Editor’s Pick: Justin Biddle
The Editor’s Pick for our December 2013 issue is “Institutionalizing Dissent: A Proposal for an Adversarial System of Pharmaceutical Research ,” by Justin Biddle.
In this paper, Biddle extends the discussion of the structural and contextual forces that can make biomedical research ethically problematic by shifting our attention to systemic distortions at the level of epistemic practices. He argues that, given that scientific practices and inferences always proceed under conditions of uncertainty, private interests ineliminably shape scientific methodology; furthermore, in an age in which for-profit companies play an enormous role in funding and directing pharmaceutical research, this shaping raises special ethical risks.
Biddle develops a concrete policy proposal for how to address these epistemic and ethical distortions. He outlines in detail an “adversarial” system of FDA review, in which we give up the pretense of interest-free science and instead build dissent and debate into our institutional organization, thereby enabling “organized skepticism” about the claims of pharmaceutical research. Biddle insists that focusing on the institutional environment of research (as opposed to individual researchers’ greed or dishonesty, for instance) is the best way to understand the ethically significant epistemic pitfalls of this research and the best way to compensate for them.

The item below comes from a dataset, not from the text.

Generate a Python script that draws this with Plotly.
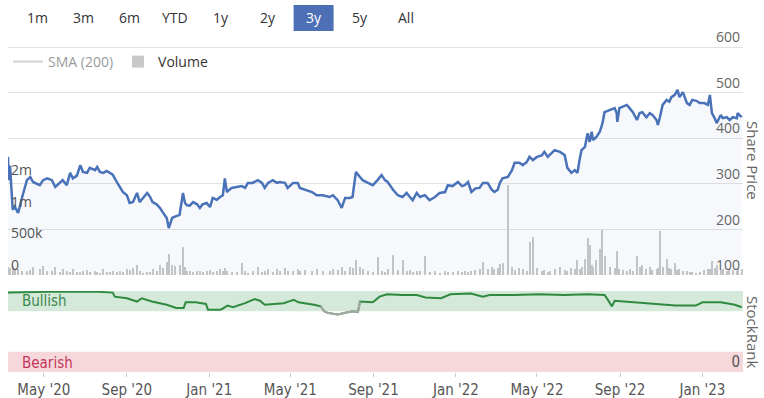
import pandas as pd
import plotly.graph_objects as go

# ---------------- data ----------------
start_date = pd.Timestamp("2020-03-09")

price_days = [0, 1, 3, 7, 10, 15, 21, 28, 33, 37, 47, 52, 58, 65, 70, 77, 81, 87, 92, 96,
              102, 107, 111, 117, 121, 129, 132, 136, 141, 146, 151, 155, 161, 166, 170, 176, 180, 185, 191, 195,
              200, 206, 210, 214, 220, 225, 229, 235, 238, 243, 247, 254, 259, 262, 265, 269, 274, 280, 284, 288,
              294, 299, 303, 309, 314, 318, 321, 324, 331, 339, 346, 351, 355, 362, 370, 376, 380, 385, 392, 398,
              402, 410, 414, 422, 429, 432, 439, 450, 457, 466, 476, 481, 488, 494, 499, 506, 510, 515, 521, 525,
              533, 540, 547, 553, 558, 562, 570, 577, 584, 590, 595, 599, 605, 610, 617, 624, 632, 639, 647, 651,
              658, 666, 672, 676, 681, 686, 692, 698, 703, 710, 716, 720, 725, 728, 732, 740, 746, 750, 757, 762,
              768, 772, 777, 783, 790, 794, 799, 802, 809, 817, 824, 828, 834, 839, 843, 846, 849, 854, 858, 861,
              864, 866, 871, 876, 880, 883, 891, 898, 901, 902, 905, 910, 916, 920, 925, 931, 935, 939, 945, 950,
              954, 960, 962, 965, 969, 975, 979, 982, 987, 991, 994, 999, 1005, 1009, 1013, 1019, 1024, 1031, 1036, 1039,
              1042, 1046, 1049, 1055, 1058, 1064, 1068, 1073, 1079, 1080, 1086]

share_price = [359, 308, 340, 243, 250, 236, 271, 308, 315, 304, 297, 308, 312, 308, 293, 302, 308, 297, 324, 312,
               318, 341, 326, 324, 335, 330, 337, 326, 324, 328, 324, 320, 304, 291, 282, 275, 258, 260, 280, 260,
               268, 280, 272, 260, 255, 247, 238, 225, 203, 225, 228, 232, 280, 258, 253, 252, 260, 255, 247, 255,
               258, 249, 269, 265, 271, 275, 312, 282, 291, 293, 295, 291, 302, 302, 308, 302, 291, 302, 308, 302,
               304, 302, 291, 302, 302, 291, 287, 282, 275, 275, 271, 275, 264, 247, 269, 269, 271, 326, 315, 308,
               302, 297, 308, 319, 308, 304, 287, 275, 271, 280, 271, 264, 280, 271, 275, 264, 271, 280, 282, 297,
               295, 304, 295, 297, 304, 282, 290, 291, 302, 302, 287, 282, 287, 302, 312, 315, 330, 346, 346, 341,
               348, 359, 352, 359, 362, 370, 359, 363, 374, 370, 363, 335, 324, 330, 324, 352, 374, 381, 411, 392,
               414, 396, 403, 414, 433, 457, 462, 466, 455, 436, 466, 469, 473, 466, 457, 440, 455, 457, 446, 455,
               451, 440, 429, 446, 473, 484, 480, 490, 495, 506, 490, 501, 477, 473, 484, 482, 477, 477, 473, 495,
               455, 444, 433, 451, 444, 446, 440, 446, 444, 455, 446]

volume_thousands = [120, 90, 110, 140, 100, 90, 70, 60, 80, 120, 90, 140, 60, 70, 130, 50, 100, 60, 40, 90,
                    50, 40, 60, 80, 50, 70, 40, 30, 90, 40, 50, 60, 40, 70, 50, 90, 80, 110, 160, 60,
                    30, 40, 50, 90, 70, 150, 110, 200, 330, 160, 140, 150, 440, 120, 70, 60, 40, 70, 60, 50,
                    60, 80, 50, 60, 90, 70, 110, 60, 40, 50, 190, 60, 30, 70, 120, 40, 60, 90, 50, 100,
                    60, 110, 70, 60, 100, 70, 80, 60, 90, 70, 60, 90, 80, 120, 70, 130, 110, 235, 120, 90,
                    60, 40, 280, 60, 40, 90, 315, 80, 240, 60, 80, 50, 70, 60, 300, 40, 60, 30, 70, 50,
                    40, 60, 50, 70, 40, 60, 80, 90, 205, 100, 120, 90, 110, 175, 190, 1420, 130, 80, 110, 90,
                    70, 520, 600, 110, 60, 80, 40, 70, 90, 120, 80, 60, 110, 90, 235, 100, 130, 250, 590, 470,
                    150, 120, 235, 410, 710, 300, 120, 110, 90, 380, 100, 80, 60, 90, 70, 300, 130, 160, 100, 120,
                    80, 90, 110, 700, 130, 250, 110, 90, 190, 80, 100, 70, 60, 40, 50, 30, 40, 80, 90, 100,
                    220, 110, 150, 80, 90, 70, 100, 80, 60, 110, 90]

rank_days = [0, 61, 133, 155, 158, 176, 191, 198, 213, 235, 249, 260, 263, 278, 293, 296, 315, 325, 333, 351,
             365, 373, 380, 395, 408, 423, 430, 453, 463, 468, 473, 488, 503, 510, 518, 521, 540, 550, 561, 583,
             605, 618, 641, 655, 685, 703, 713, 750, 786, 823, 858, 883, 888, 894, 898, 931, 960, 988, 1018, 1028,
             1055, 1076, 1086]
stock_rank = [98, 99, 99, 98, 93, 91, 87, 91, 87, 83, 79, 79, 86, 86, 84, 77, 77, 82, 80, 85,
              90, 88, 83, 84, 85, 89, 86, 83, 81, 75, 73, 71, 74, 75, 74, 87, 86, 93, 96, 95,
              95, 92, 91, 96, 97, 93, 95, 95, 96, 95, 96, 95, 89, 81, 88, 86, 84, 82, 82, 86,
              86, 83, 80]

range_buttons = ["1m", "3m", "6m", "YTD", "1y", "2y", "3y", "5y", "All"]
active_button = "3y"
volume_ticks = [0, 500000, 1000000, 1500000]
volume_tick_text = ["0", "500k", "1m", "2m"]

# ---------------- derived ----------------
price_dates = start_date + pd.to_timedelta(price_days, unit="D")
rank_dates = start_date + pd.to_timedelta(rank_days, unit="D")
volume = [v * 1000 for v in volume_thousands]

neutral_mask = [r < 76 for r in stock_rank]
gray_rank = []
for i, r in enumerate(stock_rank):
    near = neutral_mask[i] or (i > 0 and neutral_mask[i - 1]) or (i + 1 < len(stock_rank) and neutral_mask[i + 1])
    gray_rank.append(r if near else None)

BLUE = "#4a72b9"
GREEN = "#2f8a3f"
COND = "Liberation Sans Narrow, DejaVu Sans Condensed, Arial Narrow, sans-serif"
SANS = "Open Sans, Noto Sans, sans-serif"

W, H = 764, 398
ML, MR, MT, MB = 8, 21, 18, 26
pw, ph = W - ML - MR, H - MT - MB


def px_x(px):
    return (px - ML) / pw


def px_y(py):
    return (H - MB - py) / ph


# price axis: 600 at y=47, 100 at y=275
ppp = 228 / 500.0
price_top = 600 + (47 - MT) / ppp
vol_top = 500000 * (275 - MT) / 31.7

fig = go.Figure()
fig.add_trace(go.Scatter(x=price_dates[:1], y=[None], name="SMA (200)", visible="legendonly",
                         mode="lines", line=dict(color="#aaaaaa", width=2), xaxis="x", yaxis="y2"))
fig.add_trace(go.Bar(x=price_dates, y=volume, name="Volume", marker=dict(color="#c8c8c8", line=dict(width=0)),
                     width=86400000 * 1.5, xaxis="x", yaxis="y", hoverinfo="skip"))
fig.add_trace(go.Scatter(x=price_dates, y=share_price, name="Share Price", mode="lines", showlegend=False,
                         line=dict(color=BLUE, width=2.5), fill="tozeroy", fillcolor="rgba(70,110,200,0.05)",
                         xaxis="x", yaxis="y2"))
fig.add_trace(go.Scatter(x=rank_dates, y=stock_rank, name="StockRank", mode="lines", showlegend=False,
                         line=dict(color=GREEN, width=2), xaxis="x", yaxis="y3"))
fig.add_trace(go.Scatter(x=rank_dates, y=gray_rank, name="StockRank", mode="lines", showlegend=False,
                         line=dict(color="#a8a8a8", width=2), xaxis="x", yaxis="y3", connectgaps=False))

shapes = [
    dict(type="rect", xref="paper", yref="y3", x0=0, x1=1, y0=75, y1=100, fillcolor="#d5e9da",
         line=dict(width=0), layer="below"),
    dict(type="rect", xref="paper", yref="y3", x0=0, x1=1, y0=0, y1=25, fillcolor="#f6d7dc",
         line=dict(width=0), layer="below"),
]

annotations = []
for i, b in enumerate(range_buttons):
    cx = 37 + i * 46.1
    if b == active_button:
        shapes.append(dict(type="rect", xref="paper", yref="paper", x0=px_x(cx - 20), x1=px_x(cx + 20),
                           y0=px_y(31), y1=px_y(5), fillcolor="#4d6fb6", line=dict(width=0)))
    annotations.append(dict(text=b, xref="paper", yref="paper", x=px_x(cx), y=px_y(17), showarrow=False,
                            xanchor="center", yanchor="middle",
                            font=dict(family=SANS, size=14, color="#ffffff" if b == active_button else "#333333")))

annotations += [
    dict(text="Share Price", xref="paper", yref="paper", x=px_x(753), y=px_y(160), textangle=90,
         xanchor="center", yanchor="middle",
         showarrow=False, font=dict(family=SANS, size=15, color="#666666")),
    dict(text="StockRank", xref="paper", yref="paper", x=px_x(753), y=px_y(332), textangle=90,
         xanchor="center", yanchor="middle",
         showarrow=False, font=dict(family=SANS, size=15, color="#666666")),
    dict(text="Bullish", xref="paper", yref="y3", x=px_x(20), y=88, xanchor="left", yanchor="middle",
         showarrow=False, font=dict(family=COND, size=15, color="#3b8a4b")),
    dict(text="Bearish", xref="paper", yref="y3", x=px_x(20), y=11, xanchor="left", yanchor="middle",
         showarrow=False, font=dict(family=COND, size=15, color="#c4375b")),
]

fig.update_layout(
    width=W, height=H,
    margin=dict(l=ML, r=MR, t=MT, b=MB, autoexpand=False),
    paper_bgcolor="white", plot_bgcolor="white",
    showlegend=True,
    legend=dict(orientation="h", x=0, y=px_y(62), xanchor="left", yanchor="middle",
                font=dict(family=SANS, size=14, color="#333333"), bgcolor="rgba(0,0,0,0)",
                traceorder="normal"),
    xaxis=dict(type="date", range=["2020-03-09", "2023-03-02"], anchor="y3", tickformat="%b '%y",
               dtick="M4", tick0="2020-01-01", ticks="outside", ticklen=4, tickcolor="#cccccc",
               showgrid=False, showline=False, zeroline=False,
               tickfont=dict(family=COND, size=15, color="#555555")),
    yaxis=dict(domain=[px_y(275), 1], range=[0, vol_top], side="left", anchor="x",
               tickvals=volume_ticks, ticktext=volume_tick_text, ticklabelposition="inside top",
               showgrid=False, zeroline=False, tickfont=dict(family=SANS, size=14, color="#555555")),
    yaxis2=dict(overlaying="y", range=[100, price_top], side="right", anchor="x", dtick=100,
                ticklabelposition="inside top", showgrid=True, gridcolor="#e3e3e3", zeroline=False,
                tickfont=dict(family=SANS, size=14, color="#666666")),
    yaxis3=dict(domain=[0, px_y(291)], range=[0, 100], side="right", anchor="x",
                tickvals=[0], ticktext=["0"], ticklabelposition="inside top", showgrid=False,
                zeroline=False, tickfont=dict(family=COND, size=15, color="#555555")),
    shapes=shapes,
    annotations=annotations,
    bargap=0,
)

fig.write_html("out.html", config={"displayModeBar": False},
               post_script="document.body.style.margin='0';document.body.style.overflow='hidden';")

Justin B. Biddle , PhD, is Assistant Professor in the School of Public Policy at the Georgia Institute of Technology. His primary research interests are in philosophy of science and bioethics, especially concerning the role of values in science and the epistemic significance of the social organization of research. His recent work has focused on the epistemic and ethical implications of current intellectual property and licensing policies in biomedical research and in agricultural biotechnology.